Thursday, August 4, 2011

First Regional Summit in the Amazon: Ancestral knowledge


ANCESTRAL KNOWLEDGE, PEOPLES AND FULL LIFE IN HARMONY WITH THE FOREST

The Coordinator of Indigenous Organizations in the Amazon Basin (COICA) shall hold the First Regional Summit in the Amazon: ‘Ancestral knowledge’, people and life in full harmony with the forests. The meeting will take place on 15-18 August in the Hotel Taj Mahal Hotel, in the city of Manaus, Amazon state’s capital. With the aim of exchanging knowledge and experiences among the different stakeholders on issues such as ancestral knowledge, climate change, conservation and sustainable use of forests, the meeting will bring together representatives of indigenous peoples from the nine Amazonian countries, government representatives from these countries, international organizations and civil society based in the Amazon region, and developed countries. It is hoped this meeting makes political commitments and puts forwards practical actions for the conservation and sustainable use of forests in the Amazon basin and Latin America.

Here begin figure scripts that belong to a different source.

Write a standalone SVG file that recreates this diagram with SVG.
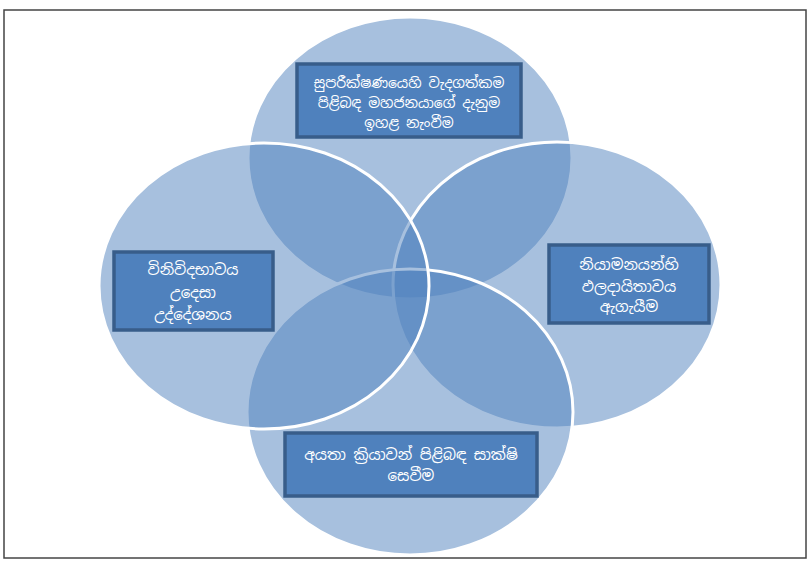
<svg xmlns="http://www.w3.org/2000/svg" width="810" height="561" viewBox="0 0 810 561">
<style>
.c{fill:#4F81BD;fill-opacity:0.5;stroke:#FFFFFF;stroke-width:3}
.b{fill:#4F81BD;stroke:#385D8A;stroke-width:3.5}
.t{fill:#FFFFFF;font-family:"Noto Sans Sinhala","Noto Sans","DejaVu Sans",sans-serif;font-size:15px;text-anchor:middle}
.s{font-size:14px}
</style>
<rect x="0" y="0" width="810" height="561" fill="#FFFFFF"/>
<rect x="4" y="10" width="802" height="548" fill="none" stroke="#444444" stroke-width="1.5"/>
<g id="circles">
<ellipse id="c-top" class="c" cx="410" cy="158" rx="162" ry="141"/>
<ellipse id="c-right" class="c" cx="557" cy="285" rx="164" ry="143"/>
<ellipse id="c-bottom" class="c" cx="410" cy="412" rx="163" ry="143"/>
<ellipse id="c-left" class="c" cx="264" cy="286" rx="165" ry="143"/>
</g>
<g id="n-top">
<rect class="b" x="297" y="64" width="224" height="73"/>
<text class="t s" x="409" y="88">සුපරීක්ෂණයෙහි වැදගත්කම</text>
<text class="t s" x="409" y="108">පිළිබඳ මහජනයාගේ දැනුම</text>
<text class="t s" x="409" y="128">ඉහළ නැංවීම</text>
</g>
<g id="n-left">
<rect class="b" x="114" y="252" width="159" height="78"/>
<text class="t" x="193" y="275">විනිවිදභාවය</text>
<text class="t" x="193" y="298">උදෙසා</text>
<text class="t" x="193" y="320">උද්දේශනය</text>
</g>
<g id="n-right">
<rect class="b" x="549" y="245" width="160" height="78"/>
<text class="t" x="629" y="270">නියාමනයන්හි</text>
<text class="t" x="629" y="292">ඵලදායිතාවය</text>
<text class="t" x="629" y="312">ඇගැයීම</text>
</g>
<g id="n-bottom">
<rect class="b" x="285" y="433" width="252" height="63"/>
<text class="t" x="411" y="460">අයතා ක්‍රියාවන් පිළිබඳ සාක්ෂි</text>
<text class="t" x="411" y="481">සෙවීම</text>
</g>
</svg>
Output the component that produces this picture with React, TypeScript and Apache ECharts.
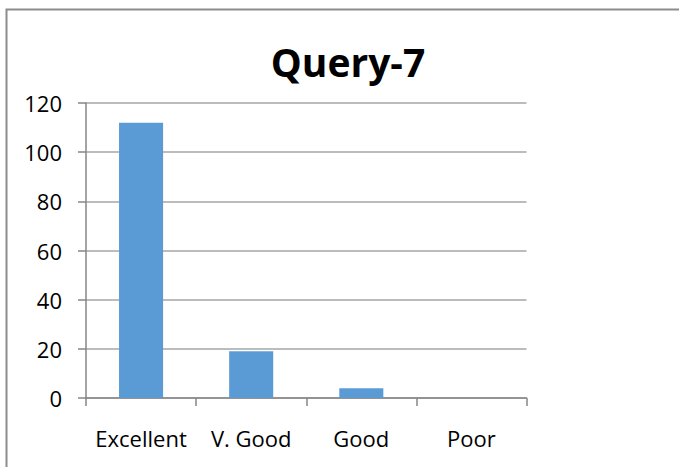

Indigenous peoples and international negotiations
Participants will have the opportunity to discuss and measure progress and developments made in the UN Climate Conference in order to develop jointly-agreed arrangements to be referred to COP 17 meeting, to be held in December 2011 in Durban, South Africa, and to the Rio Conference 20 +, to be held in June 2012. The focus of these arrangements will be the rights of indigenous peoples in the context of full life in harmony with the forest and climate change.

There will also be room for the analysis of positive and negative impacts of the Nagoya Protocol on Access to Genetic Resources and the Fair and Equitable Sharing of Benefits Arising from their Utilization (ABS) adopted under the Convention on Biological Diversity (UN CBD), held in October 2010 in Nagoya, Japan. Brazil was one of the first countries to ratify the protocol in February 2011. The adequacy of the United Nations Declaration on the Rights of Indigenous Peoples and the implementation of the International Labour Organization (ILO) Convention No. 169 are the main documents on rights of indigenous peoples in the international sphere, therefore, shall also be addressed during the meeting in Manaus. Local people also expect they can provide recommendations and policy commitments during the Summit to be taken into consideration in the Rio+ 20 Conference.

The Summit seeks to enhance the ancestral wisdom and knowledge of their people, find strategies to address cli-mate change and convey to the world the way these people understand and preserve the nature, as well as to pro-mote food security and medical techniques developed by indigenous peoples and populations that depend on the Amazon rainforest.